People where I live still talk about the New Madrid earthquakes that occurred in southern Missouri in 1811 and 1812. I've heard that church bells rang hundreds of miles away in New England, disturbed by the seismic waves, and supposedly the surface of the earth subsided as a result of the quakes to such a degree that it created a new lake (Reelfoot Lake in Tennessee). The aftershocks go on to this day.

I spent part of my childhood in southern California and grew up with the instructions about standing in a door jamb during a quake and all that, so I was used to the idea of California as earthquake-prone, and I understand the reasons for California quakes. It was something of a surprise to me when I learned in my teens about this massive quake in the middle of the continent, far away from any major active tectonic plate boundary, and I gather that it's been something of a mystery what was behind the seismic activity. It turns out that maybe there's a connection between the west coast and the New Madrid area.

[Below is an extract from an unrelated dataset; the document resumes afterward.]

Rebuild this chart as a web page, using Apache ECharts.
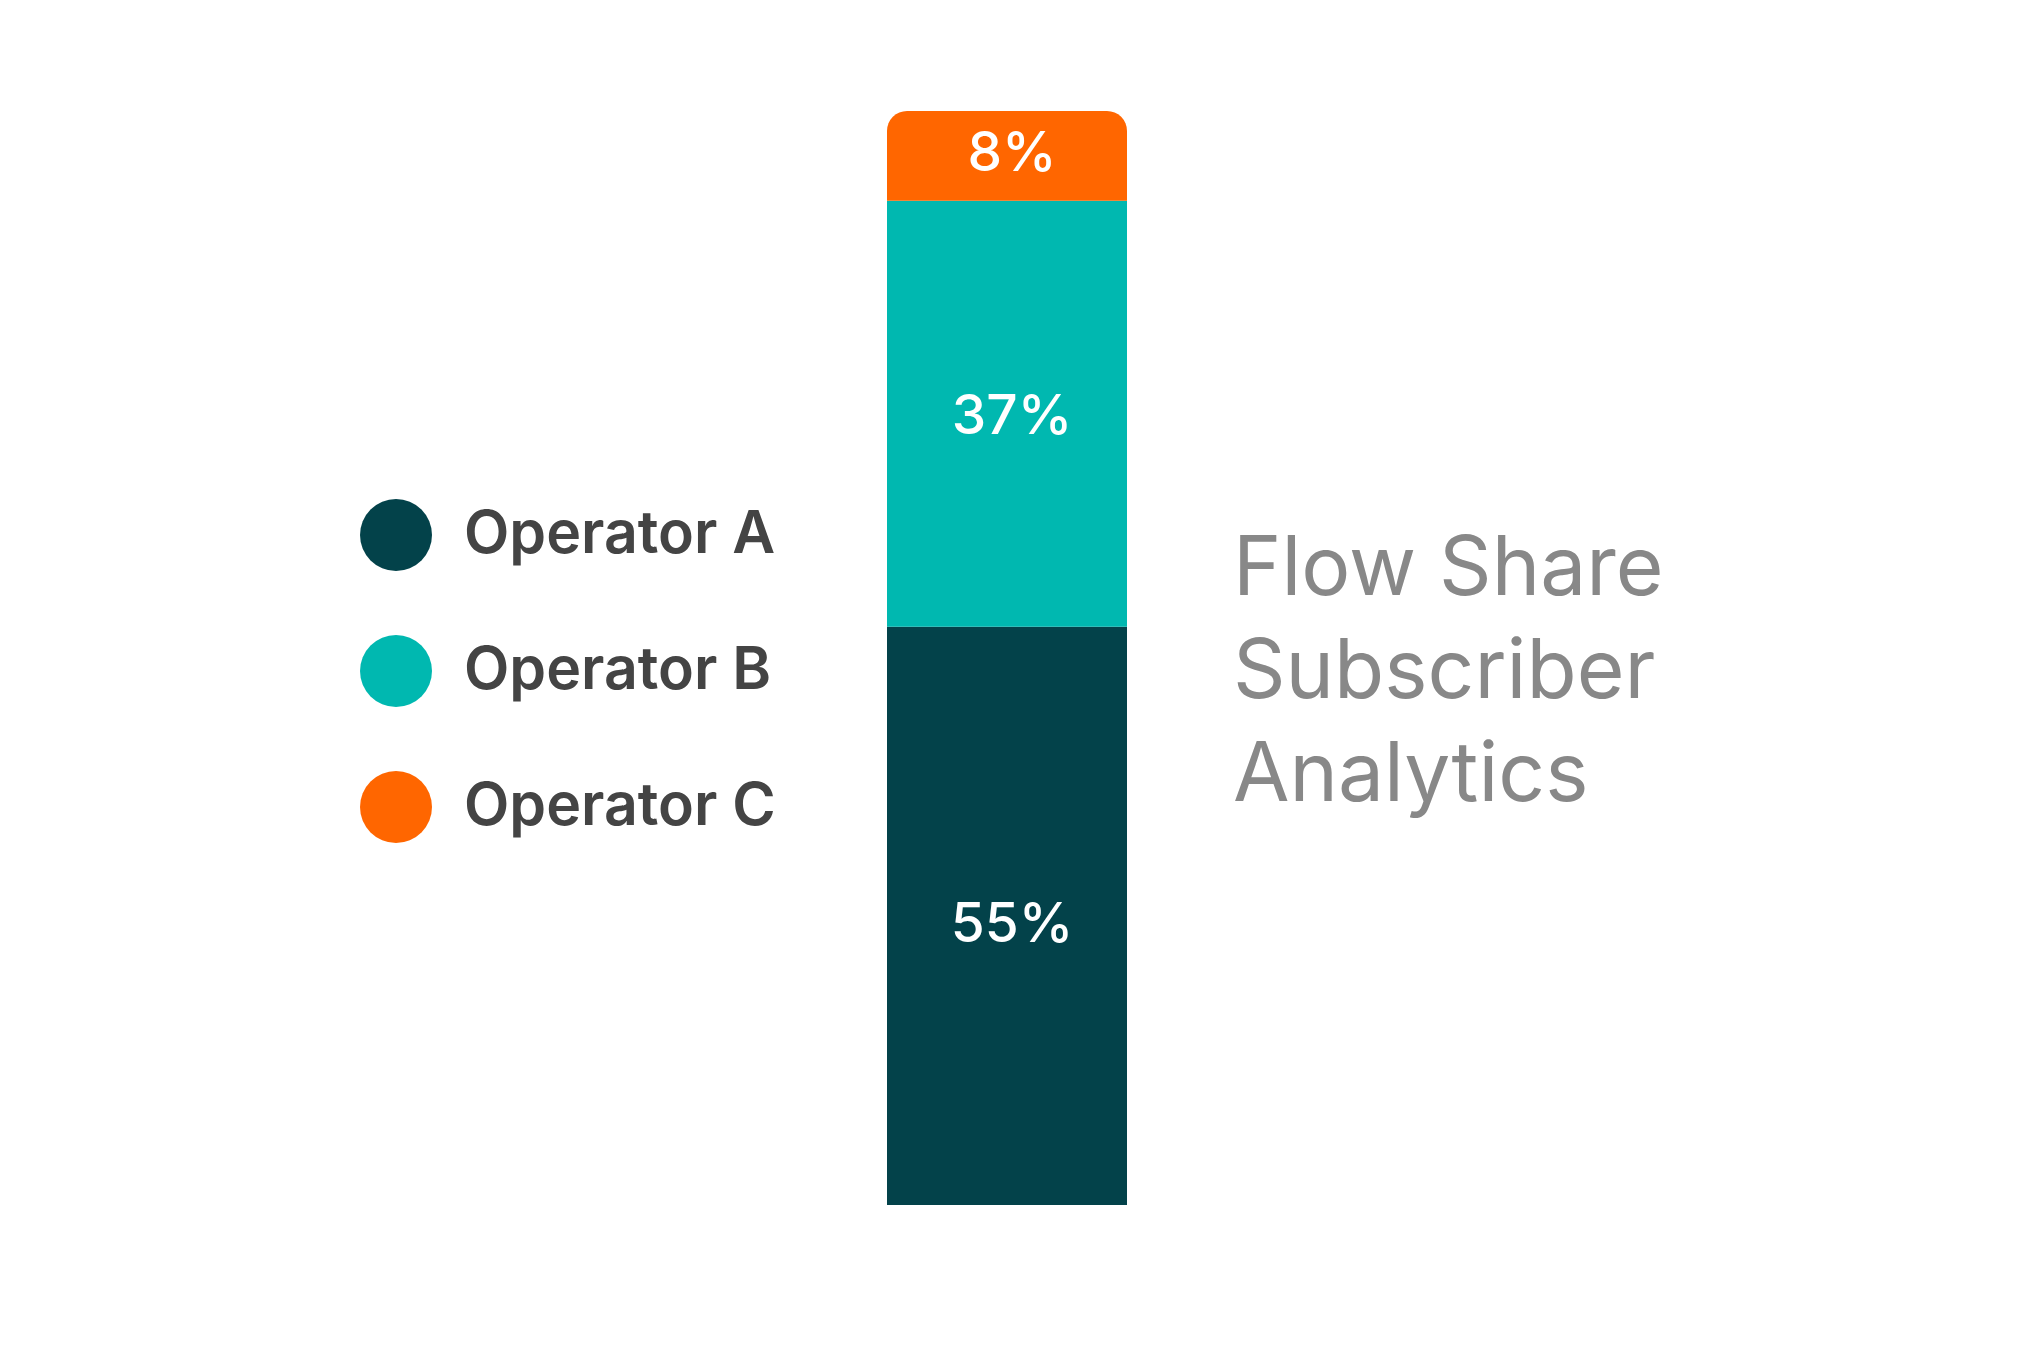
<!DOCTYPE html>
<html>
<head>
<meta charset="utf-8">
<script src="https://cdn.jsdelivr.net/npm/echarts@6/dist/echarts.min.js"></script>
<style>html,body{margin:0;padding:0;background:#fff;}#c{width:2034px;height:1354px;}</style>
</head>
<body>
<div id="c"></div>
<script>
// Data
const categories = ['Flow Share'];
const seriesNames = ['Operator A', 'Operator B', 'Operator C'];
// segment sizes as drawn (share of bar height)
const operatorA = [52.8];
const operatorB = [38.9];
const operatorC = [8.2];
// printed labels
const labelsA = ['55%'];
const labelsB = ['37%'];
const labelsC = ['8%'];
const titleLines = ['Flow Share', 'Subscriber', 'Analytics'];

const colors = ['#03424A', '#00B8B0', '#FF6600'];
const FONT = 'Inter, "Noto Sans", sans-serif';

const chart = echarts.init(document.getElementById('c'), null, {renderer: 'canvas'});

function mkSeries(name, data, labels, color, radius, offset) {
  return {
    name: name,
    type: 'bar',
    stack: 'total',
    data: data,
    barWidth: '100%',
    itemStyle: {color: color, borderRadius: radius},
    label: {
      show: true,
      position: 'inside',
      offset: offset,
      formatter: p => labels[p.dataIndex],
      color: '#ffffff',
      fontFamily: FONT,
      fontWeight: 500,
      fontSize: 55
    },
    emphasis: {disabled: true}
  };
}

chart.setOption({
  animation: false,
  backgroundColor: '#ffffff',
  title: {
    text: titleLines.join('\n'),
    left: 1233,
    top: 519,
    padding: 0,
    textStyle: {
      fontFamily: FONT,
      fontWeight: 'normal',
      fontSize: 82,
      lineHeight: 103,
      color: '#888888'
    }
  },
  legend: {
    data: seriesNames,
    orient: 'vertical',
    left: 360,
    top: 499,
    padding: 0,
    icon: 'circle',
    itemWidth: 72,
    itemHeight: 72,
    itemGap: 64,
    selectedMode: false,
    textStyle: {
      fontFamily: FONT,
      fontWeight: 600,
      fontSize: 59,
      color: '#444444',
      padding: [10, 0, 0, 27]
    }
  },
  grid: {left: 887, width: 240, top: 111, bottom: 149, containLabel: false},
  xAxis: {type: 'category', data: categories, show: false},
  yAxis: {type: 'value', min: 0, max: 'dataMax', show: false},
  series: [
    mkSeries(seriesNames[0], operatorA, labelsA, colors[0], 0, [5, 10]),
    mkSeries(seriesNames[1], operatorB, labelsB, colors[1], 0, [5, 4]),
    mkSeries(seriesNames[2], operatorC, labelsC, colors[2], [20, 20, 0, 0], [5, -1])
  ]
});
</script>
</body>
</html>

A new paper in Geophysical Review Letters suggests that events on the west coast millions of years ago might have led to the New Madrid quakes.

The Farallon plate was a tectonic plate that made up some of the ocean floor between the Pacific plate and the continental plates of North America.

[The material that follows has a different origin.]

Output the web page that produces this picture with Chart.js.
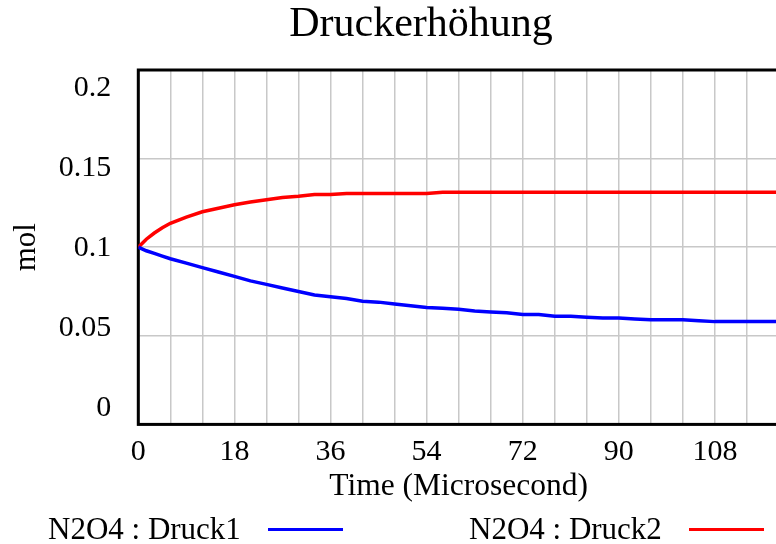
<!DOCTYPE html>
<html>
<head>
<meta charset="utf-8">
<title>Druckerhöhung</title>
<script src="https://cdn.jsdelivr.net/npm/chart.js@4.4.1/dist/chart.umd.min.js"></script>
<style>
  html, body { margin: 0; padding: 0; background: #fff; overflow: hidden; }
  #wrap   { position: relative; width: 842px; height: 544px; }
  #legend { position: absolute; left: 0; top: 0; width: 842px; height: 544px; pointer-events: none;
            font-family: 'Liberation Serif', 'Times New Roman', serif; font-size: 31px; line-height: 31px; color: #000; }
  .lg-text { position: absolute; top: 513px; white-space: nowrap; }
  .lg-line { position: absolute; top: 528px; width: 75px; height: 3px; }
</style>
</head>
<body>
<div id="wrap">
  <canvas id="chart" width="842" height="544"></canvas>
  <div id="legend"></div>
</div>
<script>
// ── Data ─────────────────────────────────────────────────────────────
const times = [0, 1.5, 3, 4.5, 6, 9, 12, 15, 18, 21, 24, 27, 30, 33, 36, 39, 42, 45, 48, 51, 54, 57,
               60, 63, 66, 69, 72, 75, 78, 81, 84, 87, 90, 93, 96, 99, 102, 105, 108, 111, 114, 117, 120];
const druck1 = [0.100, 0.098, 0.0965, 0.095, 0.0935, 0.091, 0.0885, 0.086, 0.0835, 0.081, 0.079, 0.077,
                0.075, 0.073, 0.072, 0.071, 0.0695, 0.069, 0.068, 0.067, 0.066, 0.0655,
                0.065, 0.064, 0.0635, 0.063, 0.062, 0.062, 0.061, 0.061, 0.0605, 0.060,
                0.060, 0.0595, 0.059, 0.059, 0.059, 0.0585, 0.058, 0.058, 0.058, 0.058, 0.058];
const druck2 = [0.100, 0.1045, 0.108, 0.111, 0.1135, 0.117, 0.120, 0.122, 0.124, 0.1255, 0.1268, 0.128,
                0.1287, 0.1297, 0.1297, 0.1303, 0.1303, 0.1303, 0.1303, 0.1303, 0.1303, 0.131,
                0.131, 0.131, 0.131, 0.131, 0.131, 0.131, 0.131, 0.131, 0.131, 0.131,
                0.131, 0.131, 0.131, 0.131, 0.131, 0.131, 0.131, 0.131, 0.131, 0.131, 0.131];

const seriesLabels = ['N2O4 : Druck1', 'N2O4 : Druck2'];
const seriesColors = ['#0000ff', '#ff0000'];
const xTickVals    = [0, 18, 36, 54, 72, 90, 108];
const yTickVals    = [0, 0.05, 0.1, 0.15, 0.2];
const yTickLabels  = ['0', '0.05', '0.1', '0.15', '0.2'];

// ── Styling ──────────────────────────────────────────────────────────
const FONT = 'Liberation Serif';
const GRID = '#c8c8c8';
const X_GRID_STEP = 6;

// black frame around the plot area, drawn over grid but under the lines
const framePlugin = {
  id: 'frame',
  beforeDatasetsDraw(chart) {
    const { ctx, chartArea: a } = chart;
    ctx.save();
    ctx.strokeStyle = '#000';
    ctx.lineWidth = 3;
    ctx.strokeRect(a.left, a.top, a.right - a.left, a.bottom - a.top);
    ctx.restore();
  },
};

new Chart(document.getElementById('chart'), {
  type: 'line',
  data: {
    datasets: [
      { label: seriesLabels[0], data: times.map((t, i) => ({ x: t, y: druck1[i] })),
        borderColor: seriesColors[0], borderWidth: 3.5, pointRadius: 0, tension: 0, fill: false, yAxisID: 'y' },
      { label: seriesLabels[1], data: times.map((t, i) => ({ x: t, y: druck2[i] })),
        borderColor: seriesColors[1], borderWidth: 3.5, pointRadius: 0, tension: 0, fill: false, yAxisID: 'y' },
    ],
  },
  options: {
    responsive: false,
    animation: false,
    events: [],
    layout: { padding: 0 },
    plugins: {
      legend: { display: false },
      tooltip: { enabled: false },
      title: {
        display: true, text: 'Druckerhöhung', color: '#000',
        font: { family: FONT, size: 42, weight: 'normal' },
        padding: { top: 0, bottom: 19.6 },
      },
    },
    scales: {
      x: {
        type: 'linear', min: 0, max: 120,
        afterBuildTicks: s => {
          const t = [];
          for (let v = 0; v <= 120; v += X_GRID_STEP) t.push({ value: v });
          s.ticks = t;
        },
        afterFit: s => { s.height = 119.6; },
        ticks: {
          autoSkip: false, maxRotation: 0, padding: 10, color: '#000',
          font: { family: FONT, size: 30 },
          callback: v => xTickVals.includes(v) ? String(v) : '',
        },
        grid: { color: GRID, lineWidth: 1.5, drawTicks: false },
        border: { display: false },
        title: {
          display: true, text: 'Time (Microsecond)', color: '#000',
          font: { family: FONT, size: 31.5 }, padding: { top: 0, bottom: 38 },
        },
      },
      y: {
        type: 'linear', position: 'left', weight: 0, min: 0, max: 0.2,
        afterBuildTicks: s => { s.ticks = yTickVals.map(v => ({ value: v })); },
        afterFit: s => { s.width = 0; },
        ticks: { display: false },
        grid: { color: GRID, lineWidth: 1.5, drawTicks: false },
        border: { display: false },
      },
      // label-only axis: Vensim-style labels spread inside the frame
      yl: {
        type: 'linear', position: 'left', weight: 1, min: -0.00988, max: 0.21158,
        afterBuildTicks: s => { s.ticks = yTickVals.map(v => ({ value: v })); },
        afterFit: s => { s.width = 138.3; },
        ticks: {
          padding: 27, color: '#000', font: { family: FONT, size: 30 },
          callback: (v, i) => yTickLabels[i],
        },
        grid: { display: false, drawTicks: false },
        border: { display: false },
        title: {
          display: true, text: 'mol', color: '#000',
          font: { family: FONT, size: 31 }, padding: { top: 8, bottom: 0 },
        },
      },
      // empty right-hand spacer so the plot runs past the visible edge
      yr: {
        type: 'linear', position: 'right', min: 0, max: 1,
        afterFit: s => { s.width = 63; },
        ticks: { display: false },
        grid: { display: false, drawTicks: false },
        border: { display: false },
      },
    },
  },
  plugins: [framePlugin],
});

// ── Legend (Vensim style: text then line sample, one half-width cell each) ──
const legend = document.getElementById('legend');
seriesLabels.forEach((lbl, i) => {
  const x0 = i * 421;
  const txt = document.createElement('span');
  txt.className = 'lg-text';
  txt.style.left = (x0 + 48) + 'px';
  txt.textContent = lbl;
  const line = document.createElement('div');
  line.className = 'lg-line';
  line.style.left = (x0 + 268) + 'px';
  line.style.background = seriesColors[i];
  legend.appendChild(txt);
  legend.appendChild(line);
});
</script>
</body>
</html>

Around 70 million years ago, during the Cretaceous period, it met the continental plate and was forced underneath it, or subducted. The Farallon plate went under at a shallow angle, and hence the subduction process was long and complicated. The plate scraped along the underside of the continent for awhile, and the resulting volcanoes formed the Sierra Nevada in California. Due to motions in the mantle, underneath the crust, the continental plate moved westward over the subducted plate; the progress of the Farallon plate under the continent was instrumental in forming the Rocky Mountains. And all these millions of years later, the plate is evidently still descending, and as it moves it affects the flow of molten rock in the mantle beneath parts of the eastern US.

The new paper describes how the resulting stresses in the crust could have triggered the New Madrid earthquake, and perhaps could contribute to further seismic activity in the area in the future. This is useful information for predicting what will happen in the area in the future, but it also illustrates a very interesting connection between something so long ago and far away, and something much closer to home.